I am doing due diligence. Presently at a Agewachafargo and getting our ducks in a row just in case our team decides to leave. Looking at other wires and regionals, but decided to look at going Indy as well just to make sure we won't ever say 'I wish I would have...'. Team is multiple members, $1mil+, and able to run an office.
I was cold called by a recruiter that turned me on to VSR (Versar) out of Kansas City. Attractive feature they have is that they clear with First Clearing, so my clients wouldn't see a change in statements or account numbers and my computer system wouldn't change. What are the negatives? Who else should I talk to, and where else should I look to find more about the Indy route?
I’m pretty sure about this but you will proabably want to check - even though they have the same clearing firm each b/d is going to have their own unique account numbers w/first clearing.
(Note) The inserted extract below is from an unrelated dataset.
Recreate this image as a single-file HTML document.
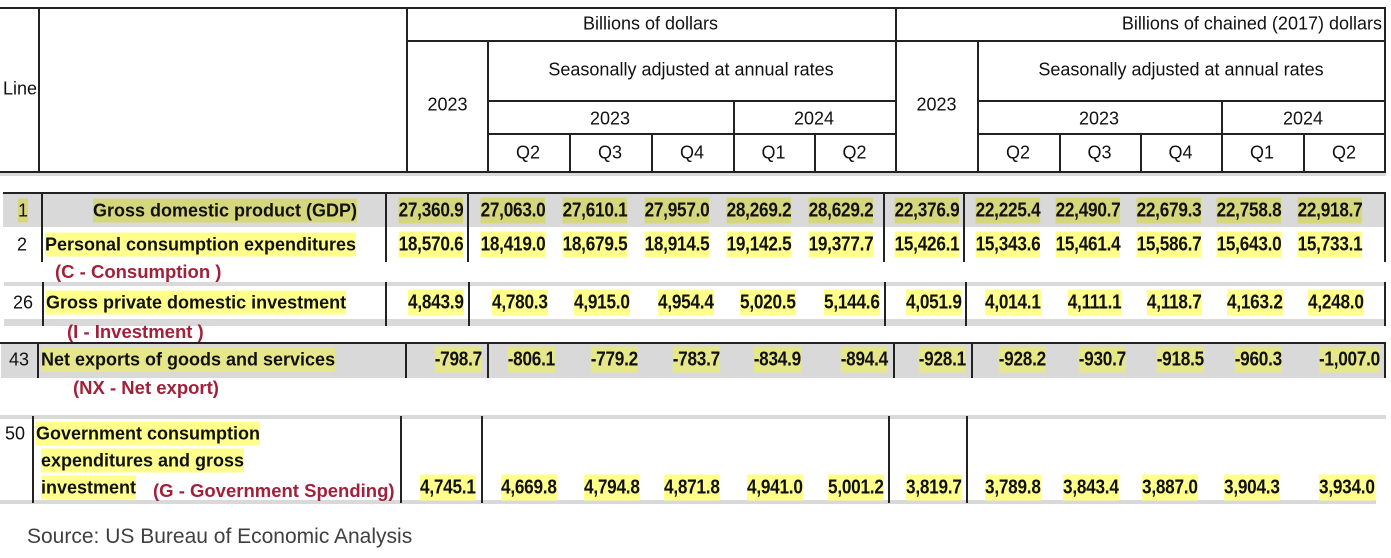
<!DOCTYPE html>
<html><head><meta charset="utf-8"><style>
body{margin:0;background:#fff;width:1391px;height:558px;position:relative;overflow:hidden;font-family:"Liberation Sans",Arial,sans-serif;color:#111}
.a{position:absolute}
.h{position:absolute;background:#222;height:2px}
.v{position:absolute;background:#222;width:2px}
.t{position:absolute;font-size:18px;text-align:center;transform:translateY(-50%);white-space:nowrap}
.n{position:absolute;font-size:20px;font-weight:bold;transform:translateY(-50%) scaleX(0.86);transform-origin:right center;white-space:nowrap;letter-spacing:-0.3px}
.n span,.lb span{background:#ffff8c;padding:2px 0}
.g .n span,.g .lb span{background:#d6d67c}
.nx .n span,.nx .lb span{background:#e6e68a}
.lb{position:absolute;font-size:18px;font-weight:bold;transform:translateY(-50%);white-space:nowrap}
.r{position:absolute;color:#a3203a;font-weight:bold;font-size:18.5px;transform:translateY(-50%);white-space:nowrap}
.gray{position:absolute;background:#d9d9d9}
</style></head><body>
<div class="h" style="left:0;top:7px;width:1386px"></div>
<div class="v" style="left:38px;top:7px;height:166px"></div>
<div class="v" style="left:406px;top:7px;height:166px"></div>
<div class="v" style="left:895px;top:7px;height:166px"></div>
<div class="v" style="left:1384px;top:7px;height:166px"></div>
<div class="h" style="left:406px;top:40px;width:980px"></div>
<div class="h" style="left:487px;top:100px;width:408px"></div>
<div class="h" style="left:977px;top:100px;width:408px"></div>
<div class="h" style="left:487px;top:133px;width:408px"></div>
<div class="h" style="left:977px;top:133px;width:408px"></div>
<div class="v" style="left:487px;top:40px;height:133px"></div>
<div class="v" style="left:977px;top:40px;height:133px"></div>
<div class="v" style="left:733px;top:100px;height:73px"></div>
<div class="v" style="left:1221px;top:100px;height:73px"></div>
<div class="v" style="left:569px;top:133px;height:40px"></div>
<div class="v" style="left:651px;top:133px;height:40px"></div>
<div class="v" style="left:814px;top:133px;height:40px"></div>
<div class="v" style="left:1059px;top:133px;height:40px"></div>
<div class="v" style="left:1140px;top:133px;height:40px"></div>
<div class="v" style="left:1303px;top:133px;height:40px"></div>
<div class="h" style="left:0;top:171px;width:1386px"></div>
<div class="gray" style="left:0;top:173px;width:1386px;height:3px"></div>
<div class="t" style="left:3px;top:89px">Line</div>
<div class="t" style="left:406px;width:489px;top:24px">Billions of dollars</div>
<div class="t" style="right:9px;top:24px">Billions of chained (2017) dollars</div>
<div class="t" style="left:487px;width:408px;top:70px">Seasonally adjusted at annual rates</div>
<div class="t" style="left:977px;width:408px;top:70px">Seasonally adjusted at annual rates</div>
<div class="t" style="left:406px;width:83px;top:105px">2023</div>
<div class="t" style="left:895px;width:83px;top:105px">2023</div>
<div class="t" style="left:487px;width:246px;top:119px">2023</div>
<div class="t" style="left:733px;width:162px;top:119px">2024</div>
<div class="t" style="left:977px;width:244px;top:119px">2023</div>
<div class="t" style="left:1221px;width:164px;top:119px">2024</div>
<div class="t" style="left:487px;width:82px;top:153px">Q2</div>
<div class="t" style="left:569px;width:82px;top:153px">Q3</div>
<div class="t" style="left:651px;width:82px;top:153px">Q4</div>
<div class="t" style="left:733px;width:81px;top:153px">Q1</div>
<div class="t" style="left:814px;width:81px;top:153px">Q2</div>
<div class="t" style="left:977px;width:82px;top:153px">Q2</div>
<div class="t" style="left:1059px;width:81px;top:153px">Q3</div>
<div class="t" style="left:1140px;width:81px;top:153px">Q4</div>
<div class="t" style="left:1221px;width:82px;top:153px">Q1</div>
<div class="t" style="left:1303px;width:82px;top:153px">Q2</div>

<div class="gray" style="left:3px;top:193px;width:1382px;height:34px"></div>
<div class="h" style="left:3px;top:192px;width:1382px"></div>
<div class="v" style="left:41px;top:192px;height:70px"></div>
<div class="v" style="left:385px;top:192px;height:70px"></div>
<div class="v" style="left:467px;top:192px;height:70px"></div>
<div class="v" style="left:883px;top:192px;height:70px"></div>
<div class="v" style="left:963px;top:192px;height:70px"></div>
<div class="v" style="left:1384px;top:192px;height:70px"></div>
<div class="g">
<div class="lb" style="left:18px;top:211px;font-weight:normal"><span>1</span></div>
<div class="lb" style="left:93px;top:211px"><span>Gross domestic product (GDP)</span></div>
<div class="n" style="right:928px;top:211px"><span>27,360.9</span></div>
<div class="n" style="right:846px;top:211px"><span>27,063.0</span></div>
<div class="n" style="right:764px;top:211px"><span>27,610.1</span></div>
<div class="n" style="right:682px;top:211px"><span>27,957.0</span></div>
<div class="n" style="right:600px;top:211px"><span>28,269.2</span></div>
<div class="n" style="right:518px;top:211px"><span>28,629.2</span></div>
<div class="n" style="right:432px;top:211px"><span>22,376.9</span></div>
<div class="n" style="right:351px;top:211px"><span>22,225.4</span></div>
<div class="n" style="right:271px;top:211px"><span>22,490.7</span></div>
<div class="n" style="right:190px;top:211px"><span>22,679.3</span></div>
<div class="n" style="right:110px;top:211px"><span>22,758.8</span></div>
<div class="n" style="right:29px;top:211px"><span>22,918.7</span></div>
</div>
<div class="lb" style="left:17px;top:245px;font-weight:normal">2</div>
<div class="lb" style="left:45px;top:245px"><span>Personal consumption expenditures</span></div>
<div class="n" style="right:928px;top:245px"><span>18,570.6</span></div>
<div class="n" style="right:846px;top:245px"><span>18,419.0</span></div>
<div class="n" style="right:764px;top:245px"><span>18,679.5</span></div>
<div class="n" style="right:682px;top:245px"><span>18,914.5</span></div>
<div class="n" style="right:600px;top:245px"><span>19,142.5</span></div>
<div class="n" style="right:518px;top:245px"><span>19,377.7</span></div>
<div class="n" style="right:432px;top:245px"><span>15,426.1</span></div>
<div class="n" style="right:351px;top:245px"><span>15,343.6</span></div>
<div class="n" style="right:271px;top:245px"><span>15,461.4</span></div>
<div class="n" style="right:190px;top:245px"><span>15,586.7</span></div>
<div class="n" style="right:110px;top:245px"><span>15,643.0</span></div>
<div class="n" style="right:29px;top:245px"><span>15,733.1</span></div>
<div class="r" style="left:55px;top:272px">(C - Consumption )</div>

<div class="gray" style="left:4px;top:282px;width:1382px;height:4px"></div>
<div class="gray" style="left:4px;top:319px;width:1382px;height:7px"></div>
<div class="v" style="left:42px;top:282px;height:44px"></div>
<div class="v" style="left:385px;top:282px;height:44px"></div>
<div class="v" style="left:468px;top:282px;height:44px"></div>
<div class="v" style="left:884px;top:282px;height:44px"></div>
<div class="v" style="left:965px;top:282px;height:44px"></div>
<div class="v" style="left:1384px;top:282px;height:44px"></div>
<div class="lb" style="left:13px;top:303px;font-weight:normal">26</div>
<div class="lb" style="left:46px;top:303px"><span>Gross private domestic investment</span></div>
<div class="n" style="right:927px;top:303px"><span>4,843.9</span></div>
<div class="n" style="right:843px;top:303px"><span>4,780.3</span></div>
<div class="n" style="right:761px;top:303px"><span>4,915.0</span></div>
<div class="n" style="right:677px;top:303px"><span>4,954.4</span></div>
<div class="n" style="right:595px;top:303px"><span>5,020.5</span></div>
<div class="n" style="right:511px;top:303px"><span>5,144.6</span></div>
<div class="n" style="right:429px;top:303px"><span>4,051.9</span></div>
<div class="n" style="right:350px;top:303px"><span>4,014.1</span></div>
<div class="n" style="right:270px;top:303px"><span>4,111.1</span></div>
<div class="n" style="right:189px;top:303px"><span>4,118.7</span></div>
<div class="n" style="right:108px;top:303px"><span>4,163.2</span></div>
<div class="n" style="right:27px;top:303px"><span>4,248.0</span></div>
<div class="r" style="left:67px;top:332px">(I - Investment )</div>

<div class="gray" style="left:1px;top:343px;width:1385px;height:35px"></div>
<div class="h" style="left:0;top:342px;width:1386px"></div>
<div class="v" style="left:37px;top:342px;height:36px"></div>
<div class="v" style="left:405px;top:342px;height:36px"></div>
<div class="v" style="left:487px;top:342px;height:36px"></div>
<div class="v" style="left:893px;top:342px;height:36px"></div>
<div class="v" style="left:971px;top:342px;height:36px"></div>
<div class="v" style="left:1384px;top:342px;height:36px"></div>
<div class="nx">
<div class="lb" style="left:9px;top:360px;font-weight:normal">43</div>
<div class="lb" style="left:41px;top:360px"><span>Net exports of goods and services</span></div>
<div class="n" style="right:909px;top:360px"><span>-798.7</span></div>
<div class="n" style="right:836px;top:360px"><span>-806.1</span></div>
<div class="n" style="right:753px;top:360px"><span>-779.2</span></div>
<div class="n" style="right:671px;top:360px"><span>-783.7</span></div>
<div class="n" style="right:590px;top:360px"><span>-834.9</span></div>
<div class="n" style="right:503px;top:360px"><span>-894.4</span></div>
<div class="n" style="right:425px;top:360px"><span>-928.1</span></div>
<div class="n" style="right:345px;top:360px"><span>-928.2</span></div>
<div class="n" style="right:265px;top:360px"><span>-930.7</span></div>
<div class="n" style="right:187px;top:360px"><span>-918.5</span></div>
<div class="n" style="right:109px;top:360px"><span>-960.3</span></div>
<div class="n" style="right:11px;top:360px"><span>-1,007.0</span></div>
</div>
<div class="r" style="left:73px;top:388px">(NX - Net export)</div>

<div class="gray" style="left:0;top:415px;width:1386px;height:4px"></div>
<div class="gray" style="left:0;top:500px;width:1376px;height:4px"></div>
<div class="v" style="left:32px;top:416px;height:87px"></div>
<div class="v" style="left:400px;top:416px;height:87px"></div>
<div class="v" style="left:481px;top:416px;height:87px"></div>
<div class="v" style="left:888px;top:416px;height:87px"></div>
<div class="v" style="left:966px;top:416px;height:87px"></div>
<div class="lb" style="left:5px;top:434px;font-weight:normal">50</div>
<div class="lb" style="left:36px;top:434px"><span>Government consumption</span></div>
<div class="lb" style="left:41px;top:461px"><span>expenditures and gross</span></div>
<div class="lb" style="left:41px;top:488px"><span>investment</span></div>
<div class="r" style="left:153px;top:491px">(G - Government Spending)</div>
<div class="n" style="right:915px;top:488px"><span>4,745.1</span></div>
<div class="n" style="right:834px;top:488px"><span>4,669.8</span></div>
<div class="n" style="right:751px;top:488px"><span>4,794.8</span></div>
<div class="n" style="right:671px;top:488px"><span>4,871.8</span></div>
<div class="n" style="right:588px;top:488px"><span>4,941.0</span></div>
<div class="n" style="right:507px;top:488px"><span>5,001.2</span></div>
<div class="n" style="right:429px;top:488px"><span>3,819.7</span></div>
<div class="n" style="right:350px;top:488px"><span>3,789.8</span></div>
<div class="n" style="right:272px;top:488px"><span>3,843.4</span></div>
<div class="n" style="right:193px;top:488px"><span>3,887.0</span></div>
<div class="n" style="right:111px;top:488px"><span>3,904.3</span></div>
<div class="n" style="right:16px;top:488px"><span>3,934.0</span></div>

<div class="a" style="left:27px;top:525px;font-size:21px;color:#404040">Source: US Bureau of Economic Analysis</div>
</body></html>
Statements will probably look the same but you will have to go through the whole ACAT process and your clients will have different account numbers.
[quote=moleary] I’m pretty sure about this but you will proabably want to check - even though they have the same clearing firm each b/d is going to have their own unique account numbers w/first clearing. Statements will probably look the same but you will have to go through the whole ACAT process and your clients will have different account numbers.
Same thing with companies that clear through National Financial (i.e. Fidelity). You can work between two BDs that clear through the same firm, and they still charge an ACAT fee to move the assets.
No matter the clearing firm, I agree with the comments above… the account numbers will change, and there will be an ACAT fee.
Question - if you are a capable multi-person, nice revenue group, is there a reason why you are still thinking about staying in the BD world? As far as I’m concerned, I’d really consider doing a full review and at least consider setting up your own RIA… with more people, it just makes sense.
Good questions. Our first reply would be that our product mix is not 100% fee based (20% fees, 30% trails, 50% various commissions) and my impression of the RIA world is that is must be 100% fees. And secondly, as you can see from my first reply is that we don’t know much of the real world of the RIA business having grown up in the B/D world. Convince me…
Yeah… the RIA world is fairly ‘fee only’, with the exception of a BD relationship that you might maintain on the ‘side’ of your RIA. The only thing to consider is…
1.) The potential of converting your trail business to institutional share classes, and charging an external advisory fee. More often, than not, you’ll find that the operating expenses will be less. I think you will find a willingness among some fund families that WILL allow you to convert a C-share fund to an A-share or institutional share class on the Fidelity platform, without a tax liability to the client.
2.) Fee business isn’t really a problem, obviously.
3.) Not sure what to say about your existing commission business… I think it’s always a good discussion with the commission-based client to try an establish an appropriate fee for your service… if you can convert it to an asset-based fee, it’s a good way to go. Most of our clients, during that discussion, understood what we were trying to do.
When we left Wachovia, we did the same analysis… we were much more fee-based at Wachovia than you were, but we also had some clients that paid trails that were better off in an advisory relationship. Also, if you have clients in retirement accounts paying c-share expenses, the explanation is rather easy and there is obviously no issue with tax consequences, etc.
I don’t like having a firm between me and my revenue. We custody everything through Fidelity, and having the ability to keep 100% of my revenues, while spreading the responsibility among my partners for firm management and responsibilities, is a good mix. Lastly, we trade a large groups of portfolios in discretionary portfolio models… you can trade a large groups of accounts simultaneously within 30 minutes, giving you time to focus on other things.
We grew up in the BD world also… there was a point where we couldn’t stand it any longer, and we just left. I feel for the advisors stuck with Wachovia, but it truly is your choice to stay, or go. 5 of us chose to leave almost 3 years ago following the merger between Pru and Wachovia. It was truly the right decision.
Don’t discount the RIA route without talking with someone from Fidelity or Schwab. Run the numbers concerning what you could charge some of your commissioned accounts, examine your trail business, and see where you could convert. It might give you several more options to consider.
Fidelity does offer a bundled RIA/BD platform known as ‘Hybrid One’ - you might give them a call and see if it’s worth your time. I know that it doesn’t essentially combine your BD and RIA businesses, however, I do think it allows for a bundled technology platform for the management on both sides of the business - both commission and fee.